Thermomechanical fatigue (TMF) tests are carried out in order to characterize the behavior of turbine blades and vanes materials: superalloys. These materials suffer high stress levels at very high temperature and to simulate these extreme operation conditions a test-piece is subjected to controlled thermal and mechanical strain waveforms. In this paper, a test procedure is explained, which is unusual due to the fact that the heating system is based on direct resistance method and temperature is controlled by means of a pyrometer. For this purpose, emissivity evolution was studied. The effectiveness of the method, as well as some other important aspects such as alignment and a proper thermal-mechanical strain decoupling are discussed. Finally, some preliminary results of the cyclic behavior and life prediction of C-1023 nickel base superalloy are introduced. This also includes an analysis of specimens fractography.

Thermo-mechanical fatigue tests were carried out in MarM-247 nickel-based superalloy with a system that uses the direct resistance method for heating, instead of the common induction system.
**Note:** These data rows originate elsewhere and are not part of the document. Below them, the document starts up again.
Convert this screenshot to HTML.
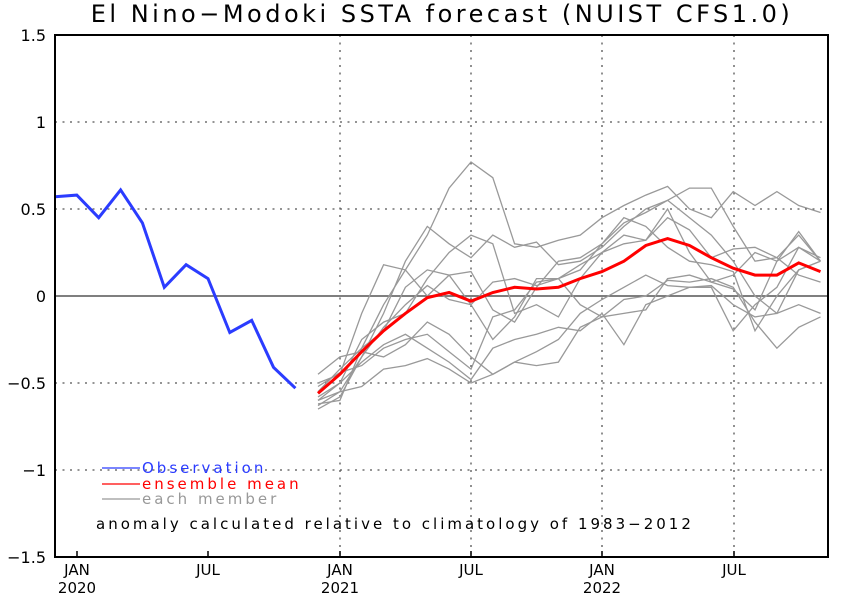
<!DOCTYPE html>
<html><head><meta charset="utf-8"><style>
html,body{margin:0;padding:0;background:#fff;}
svg text{font-family:"DejaVu Sans","Liberation Sans",sans-serif;}
</style></head><body>
<svg id="s" width="843" height="597" xmlns="http://www.w3.org/2000/svg">
<rect width="843" height="597" fill="#fff"/>
<text x="442" y="22" font-size="24" text-anchor="middle" letter-spacing="3.5" fill="#000">El Nino−Modoki SSTA forecast (NUIST CFS1.0)</text>
<g stroke="#555" stroke-width="1.3" stroke-dasharray="2,5.5">
<line x1="55" y1="122" x2="828" y2="122"/><line x1="55" y1="209" x2="828" y2="209"/>
<line x1="55" y1="383" x2="828" y2="383"/><line x1="55" y1="470" x2="828" y2="470"/>
<line x1="340" y1="35" x2="340" y2="557"/><line x1="471" y1="35" x2="471" y2="557"/>
<line x1="602" y1="35" x2="602" y2="557"/><line x1="734" y1="35" x2="734" y2="557"/>
</g>
<line x1="55" y1="296" x2="828" y2="296" stroke="#555" stroke-width="1.5"/>
<g id="mem" fill="none" stroke="#999" stroke-width="1.3"></g>
<polyline id="mean" fill="none" stroke="#f00" stroke-width="3"/>
<polyline id="obs" fill="none" stroke="#2b3cff" stroke-width="3"/>
<rect x="55" y="35" width="773" height="522" fill="none" stroke="#000" stroke-width="2"/>
<g font-size="16" text-anchor="end" fill="#000">
<text x="46" y="41">1.5</text><text x="46" y="128">1</text><text x="46" y="215">0.5</text>
<text x="46" y="302">0</text><text x="46" y="389">−0.5</text><text x="46" y="476">−1</text><text x="46" y="563">−1.5</text>
</g>
<g stroke="#000" stroke-width="1.5">
<line x1="77" y1="557" x2="77" y2="551"/><line x1="208" y1="557" x2="208" y2="551"/>
<line x1="340" y1="557" x2="340" y2="551"/><line x1="471" y1="557" x2="471" y2="551"/>
<line x1="602" y1="557" x2="602" y2="551"/><line x1="734" y1="557" x2="734" y2="551"/>
</g>
<g font-size="15" text-anchor="middle" fill="#000">
<text x="77" y="575">JAN</text><text x="77" y="593">2020</text>
<text x="208" y="575">JUL</text>
<text x="340" y="575">JAN</text><text x="340" y="593">2021</text>
<text x="471" y="575">JUL</text>
<text x="602" y="575">JAN</text><text x="602" y="593">2022</text>
<text x="734" y="575">JUL</text>
</g>
<line x1="102" y1="468" x2="140" y2="468" stroke="#2b3cff" stroke-width="1.3"/>
<text x="142" y="473" font-size="15" fill="#2b3cff" letter-spacing="3">Observation</text>
<line x1="102" y1="484" x2="140" y2="484" stroke="#f00" stroke-width="1.3"/>
<text x="142" y="489" font-size="15" fill="#f00" letter-spacing="3">ensemble mean</text>
<line x1="102" y1="499" x2="140" y2="499" stroke="#999" stroke-width="1.3"/>
<text x="142" y="504" font-size="15" fill="#999" letter-spacing="3">each member</text>
<text x="96" y="529" font-size="15" fill="#000" letter-spacing="3">anomaly calculated relative to climatology of 1983−2012</text>
</svg>
<script>
function Y(v){return 296-v*174;}
function pts(x0,vals){return vals.map(function(v,i){return (x0+i*21.85).toFixed(1)+","+Y(v).toFixed(1);}).join(" ");}
document.getElementById("obs").setAttribute("points",pts(55,[0.57,0.58,0.45,0.61,0.42,0.05,0.18,0.10,-0.21,-0.14,-0.41,-0.53]));
document.getElementById("mean").setAttribute("points",pts(318,[-0.56,-0.45,-0.32,-0.2,-0.1,-0.01,0.02,-0.03,0.02,0.05,0.04,0.05,0.1,0.14,0.2,0.29,0.33,0.29,0.22,0.16,0.12,0.12,0.19,0.14]));
var M=[
[-0.62,-0.6,-0.3,-0.05,0.15,0.35,0.62,0.77,0.68,0.3,0.28,0.32,0.35,0.45,0.52,0.58,0.63,0.5,0.45,0.6,0.52,0.6,0.52,0.48],
[-0.6,-0.55,-0.35,-0.1,0.2,0.4,0.3,0.22,0.35,0.28,0.31,0.18,0.2,0.28,0.4,0.5,0.55,0.62,0.62,0.4,0.2,0.22,0.35,0.2],
[-0.5,-0.45,-0.1,0.18,0.15,0.0,0.12,0.14,-0.08,-0.15,0.05,0.2,0.22,0.3,0.42,0.48,0.55,0.45,0.35,0.2,0.0,-0.1,0.15,0.2],
[-0.55,-0.42,-0.3,-0.2,0.05,0.15,0.12,-0.05,-0.25,-0.12,0.1,0.1,0.18,0.25,0.3,0.32,0.45,0.38,0.22,0.27,0.28,0.22,0.12,0.08],
[-0.45,-0.35,-0.32,-0.35,-0.28,-0.15,-0.22,-0.35,-0.45,-0.38,-0.32,-0.25,-0.1,-0.02,0.05,0.12,0.06,0.05,0.06,-0.05,-0.12,-0.1,-0.05,-0.1],
[-0.63,-0.55,-0.52,-0.42,-0.4,-0.36,-0.42,-0.5,-0.45,-0.38,-0.4,-0.38,-0.18,-0.12,-0.02,0.0,0.09,0.08,0.1,0.05,-0.15,-0.3,-0.18,-0.12],
[-0.52,-0.44,-0.4,-0.3,-0.25,-0.22,-0.32,-0.42,-0.12,-0.08,0.08,0.1,0.15,0.3,0.45,0.4,0.28,0.2,0.18,0.14,-0.2,0.0,0.15,0.2],
[-0.6,-0.5,-0.38,-0.28,-0.22,-0.3,-0.38,-0.48,-0.3,-0.25,-0.22,-0.18,-0.2,-0.1,-0.28,-0.05,0.0,0.05,0.05,-0.2,-0.05,0.05,0.28,0.22],
[-0.65,-0.58,-0.35,-0.18,-0.05,0.06,-0.02,-0.05,0.08,0.1,0.06,0.1,-0.05,-0.12,-0.1,-0.08,0.1,0.12,0.08,0.04,-0.08,0.2,0.37,0.2],
[-0.58,-0.5,-0.25,-0.15,-0.1,0.1,0.25,0.35,0.3,-0.1,-0.05,-0.12,0.1,0.25,0.35,0.32,0.5,0.25,0.08,0.12,0.25,0.2,0.28,0.2]
];
var g=document.getElementById("mem");
M.forEach(function(m){var p=document.createElementNS("http://www.w3.org/2000/svg","polyline");p.setAttribute("points",pts(318,m));g.appendChild(p);});
</script>
</body></html>
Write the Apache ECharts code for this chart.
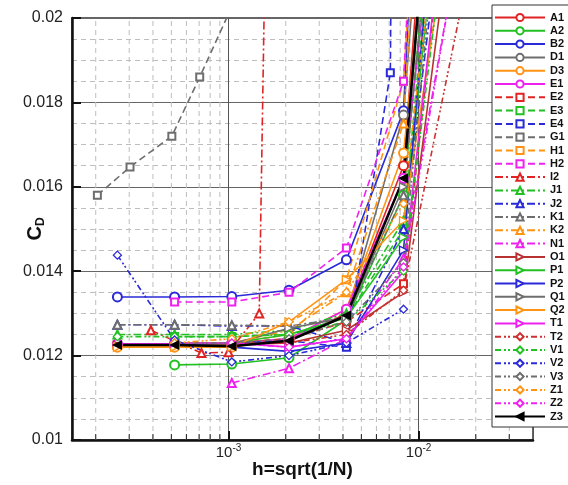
<!DOCTYPE html>
<html><head><meta charset="utf-8">
<script src="https://cdn.jsdelivr.net/npm/echarts@6/dist/echarts.min.js"></script>
<style>html,body{margin:0;padding:0;background:#fff}#c{width:568px;height:485px}</style>
</head><body><div id="c"></div>
<script>
// grid spacing values h
const H = [2.6e-4, 5.2e-4, 1.04e-3, 2.08e-3, 4.17e-3, 8.33e-3, 1.667e-2];
const H_E4 = [1.04e-3, 2.08e-3, 4.17e-3, 7.1e-3, 7.6e-3];
const H_G1 = [2.04e-4, 3.03e-4, 5.03e-4, 7.05e-4, 1.0e-3];
const H_I2 = [3.9e-4, 7.2e-4, 1.0e-3, 1.45e-3, 1.55e-3];
// CD values
const A1 = [0.01225, 0.01225, 0.01225, 0.01235, 0.0130, 0.0165, 0.034];
const A2 = [null, 0.01178, 0.0118, 0.01195, 0.01285, 0.0158, 0.030];
const B2 = [0.01339, 0.01339, 0.0134, 0.01355, 0.01427, 0.0178, 0.045];
const D1 = [0.01228, 0.01228, 0.01228, 0.0124, 0.01295, 0.0177, 0.035];
const D3 = [0.0122, 0.0122, 0.0122, 0.0124, 0.0131, 0.0168, 0.030];
const E1 = [0.01228, 0.01228, 0.0123, 0.0124, 0.0131, 0.0162, 0.028];
const E2 = [null, 0.0123, 0.0123, 0.0124, 0.0128, 0.0137, 0.026];
const E3 = [null, 0.01245, 0.01245, 0.0125, 0.0129, 0.0150, 0.030];
const E4 = [0.0123, 0.01235, 0.0122, 0.0187, 0.035];
const G1 = [0.0158, 0.01647, 0.0172, 0.0186, 0.0201];
const H1 = [null, 0.0123, 0.0123, 0.0125, 0.0138, 0.0185, 0.040];
const H2 = [null, 0.01327, 0.01327, 0.0135, 0.01455, 0.0185, 0.045];
const I2 = [0.0126, 0.01206, 0.01208, 0.0130, 0.0210];
const J1 = [0.0125, 0.0125, 0.0125, 0.0126, 0.0130, 0.0152, 0.028];
const J2 = [0.01273, 0.01273, 0.0127, 0.0127, 0.0123, 0.0150, 0.026];
const K1 = [0.01273, 0.01273, 0.01272, 0.0127, 0.0129, 0.0158, 0.030];
const K2 = [null, 0.0123, 0.0123, 0.0126, 0.0135, 0.0175, 0.040];
const N1 = [null, null, 0.01135, 0.0117, 0.0124, 0.0143, 0.022];
const O1 = [0.01225, 0.01225, 0.01225, 0.0123, 0.0126, 0.0135, 0.024];
const P1 = [null, 0.0123, 0.0123, 0.0125, 0.0129, 0.0148, 0.028];
const P2 = [null, 0.0123, 0.0122, 0.0121, 0.0123, 0.0145, 0.030];
const Q1 = [null, 0.01228, 0.01228, 0.01265, 0.0129, 0.0160, 0.032];
const Q2 = [0.0122, 0.0122, 0.0122, 0.0128, 0.0138, 0.0152, 0.024];
const T1 = [null, 0.0123, 0.0123, 0.0122, 0.0124, 0.0140, 0.026];
const T2 = [null, null, 0.0123, 0.0123, 0.0125, 0.01355, 0.0202];
const V1 = [0.01245, 0.01245, 0.01245, 0.0125, 0.0128, 0.0140, 0.025];
const V2 = [0.01438, 0.01237, 0.01185, 0.0120, 0.0123, 0.0131, null];
const V3 = [null, 0.0123, 0.0123, 0.0124, 0.0128, 0.0142, 0.028];
const Z1 = [null, 0.0123, 0.0124, 0.0128, 0.0135, 0.0156, 0.027];
const Z2 = [null, null, 0.0123, 0.0122, 0.0124, 0.0141, 0.022];
const Z3 = [0.01225, 0.01225, 0.01222, 0.01235, 0.01295, 0.0162, 0.032];
// axis ticks
const Y_TICKS = [0.01, 0.012, 0.014, 0.016, 0.018, 0.02];
const X_MINOR = [2e-4,3e-4,4e-4,5e-4,6e-4,7e-4,8e-4,9e-4,2e-3,3e-3,4e-3,5e-3,6e-3,7e-3,8e-3,9e-3,2e-2,3e-2];

const RED='#e02424', GRN='#22c022', BLU='#2a2ad8', GRY='#6e6e6e', ORG='#ff9414', MAG='#ee22ee';
const DASH=[7,4], DD=[8,3,2,3], DDD=[6,3,2,2,2,3];
const RT='path://M0,0 L10,5 L0,10 Z', LT='path://M10,0 L0,5 L10,10 Z', DI='path://M5,0 L10,5 L5,10 L0,5 Z';
const defs = [
 ['A1',H,A1,RED,'solid','emptyCircle',9],
 ['A2',H,A2,GRN,'solid','emptyCircle',9],
 ['B2',H,B2,BLU,'solid','emptyCircle',9],
 ['D1',H,D1,GRY,'solid','emptyCircle',9],
 ['D3',H,D3,ORG,'solid','emptyCircle',9],
 ['E1',H,E1,MAG,'solid','emptyCircle',9],
 ['E2',H,E2,RED,DASH,'emptyRect',7],
 ['E3',H,E3,GRN,DASH,'emptyRect',7],
 ['E4',H_E4,E4,BLU,DASH,'emptyRect',7],
 ['G1',H_G1,G1,GRY,DASH,'emptyRect',7],
 ['H1',H,H1,ORG,DASH,'emptyRect',7],
 ['H2',H,H2,MAG,DASH,'emptyRect',7],
 ['I2',H_I2,I2,RED,DD,'emptyTriangle',8],
 ['J1',H,J1,GRN,DD,'emptyTriangle',8],
 ['J2',H,J2,BLU,DD,'emptyTriangle',8],
 ['K1',H,K1,GRY,DD,'emptyTriangle',8],
 ['K2',H,K2,ORG,DD,'emptyTriangle',8],
 ['N1',H,N1,MAG,DD,'emptyTriangle',8],
 ['O1',H,O1,'#b83232','solid',RT,8],
 ['P1',H,P1,GRN,'solid',RT,8],
 ['P2',H,P2,BLU,'solid',RT,8],
 ['Q1',H,Q1,GRY,'solid',RT,8],
 ['Q2',H,Q2,ORG,'solid',RT,8],
 ['T1',H,T1,MAG,'solid',RT,8],
 ['T2',H,T2,'#cc3030',DDD,DI,8],
 ['V1',H,V1,GRN,DDD,DI,8],
 ['V2',H,V2,BLU,DDD,DI,8],
 ['V3',H,V3,GRY,DDD,DI,8],
 ['Z1',H,Z1,ORG,DDD,DI,8],
 ['Z2',H,Z2,MAG,DDD,DI,8],
 ['Z3',H,Z3,'#000000','solid',LT,8]
];
const series = defs.map(d => {
  const isPath = d[5].indexOf('path://') === 0;
  return {
    name: d[0], type: 'line', z: 3,
    data: d[1].map((x,i)=>[x, d[2][i]]).filter(p=>p[1]!=null),
    symbol: d[5], symbolSize: d[6], showAllSymbol: true,
    itemStyle: {color: (isPath && d[0]!=='Z3') ? '#fff' : d[3], borderColor: d[3], borderWidth: 1.3},
    lineStyle: {color: d[3], width: d[0]==='Z3'?2.5:1.6, type: d[4]},
    emphasis: {disabled: true}, animation: false
  };
});
series.push({
  type: 'custom', z: 1, silent: true, animation: false,
  data: X_MINOR.map(x=>[x, 0.01]),
  renderItem: function(params, api){
    const x = api.value(0);
    const p0 = api.coord([x, 0.01]), p1 = api.coord([x, 0.02]);
    return {type:'group', children:[
      {type:'line', shape:{x1:p0[0], y1:p0[1], x2:p1[0], y2:p1[1]}, style:{stroke:'#bdbdbd', lineWidth:1, lineDash:[5,4]}},
      {type:'line', shape:{x1:p0[0], y1:p0[1], x2:p0[0], y2:p0[1]-6}, style:{stroke:'#222', lineWidth:1}}
    ]};
  }
});
const chart = echarts.init(document.getElementById('c'), null, {renderer:'canvas'});
chart.setOption({
  backgroundColor: '#fff',
  animation: false,
  grid: {left: 72, top: 18, width: 461, height: 422, show: true, borderColor: '#333', borderWidth: 1.5, backgroundColor: 'transparent', containLabel: false, outerBoundsMode: 'none'},
  legend: {
    orient: 'vertical', left: 492, top: 5, data: defs.map(d=>d[0]),
    itemWidth: 50, itemHeight: 9, itemGap: 2.3,
    backgroundColor: '#fff', borderColor: '#333', borderWidth: 1, padding: [7, 30, 5, 2],
    textStyle: {fontFamily: 'Liberation Sans, Arial', fontWeight: 'bold', fontSize: 11, color: '#111'},
    selectedMode: false
  },
  xAxis: {
    type: 'log', logBase: 10, min: 1.5e-4, max: 0.04,
    name: 'h=sqrt(1/N)', nameLocation: 'middle', nameGap: 20, nameMoveOverlap: false,
    nameTextStyle: {fontFamily: 'Liberation Sans, Arial', fontWeight: 'bold', fontSize: 19, color: '#111'},
    axisLine: {onZero: false, lineStyle: {color: '#111', width: 2.5}},
    axisTick: {inside: true, length: 9, lineStyle: {color: '#111', width: 2}},
    splitLine: {show: true, lineStyle: {color: '#555', width: 1}},
    axisLabel: {
      showMinLabel: false, showMaxLabel: false, margin: 3,
      formatter: function(v){ const e = Math.round(Math.log10(v)); return '{b|10}{s|' + e + '}'; },
      rich: {b: {fontFamily:'Liberation Sans, Arial', fontSize: 15, color:'#222'}, s: {fontFamily:'Liberation Sans, Arial', fontSize: 10, color:'#222', padding:[0,0,9,0]}}
    }
  },
  yAxis: {
    type: 'value', min: 0.01, max: 0.02, interval: 0.002,
    name: '{c|C}{d|D}', nameLocation: 'middle', nameGap: 25, nameMoveOverlap: false,
    nameTextStyle: {rich: {c: {fontFamily:'Liberation Sans, Arial', fontWeight:'bold', fontSize: 20, color:'#111'}, d: {fontFamily:'Liberation Sans, Arial', fontWeight:'bold', fontSize: 12, color:'#111', padding:[12,0,0,0]}}},
    axisLine: {show: true, lineStyle: {color: '#111', width: 2.5}},
    axisTick: {inside: true, length: 9, lineStyle: {color: '#111', width: 2}},
    splitLine: {show: true, lineStyle: {color: '#666', width: 1}},
    minorTick: {show: false, splitNumber: 4},
    minorSplitLine: {show: true, lineStyle: {color: '#bdbdbd', width: 1, type: [5,4]}},
    axisLabel: {fontFamily: 'Liberation Sans, Arial', fontSize: 16, color: '#222', margin: 9,
      formatter: function(v){ return String(parseFloat(v.toFixed(4))); }}
  },
  series: series
});
</script></body></html>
Therefore, this paper has two aims: (1) to validate the test facility via an inter-comparison exercise (carried out at BAM) and (2) to give an overview of the material behaviour based on cyclic response, lifetime and some microstructural aspects. In-phase (IP), out-of-phase (OP) and in-phase test with 2 minutes of dwell period (IP dwell) were executed. Ostergren and Zamrik life prediction approaches were found to be suitable tools for life assessment regardless of the test-type. In fact, some modifications in the mentioned models allow predicting life within a factor of two of the unit correlation line. Apart from that, microstructural investigations reveal that IP tests are prone to intergranular fracture whereas in OP tests trangranular fracture prevails given a clear indication of the prevailing damage mechanisms.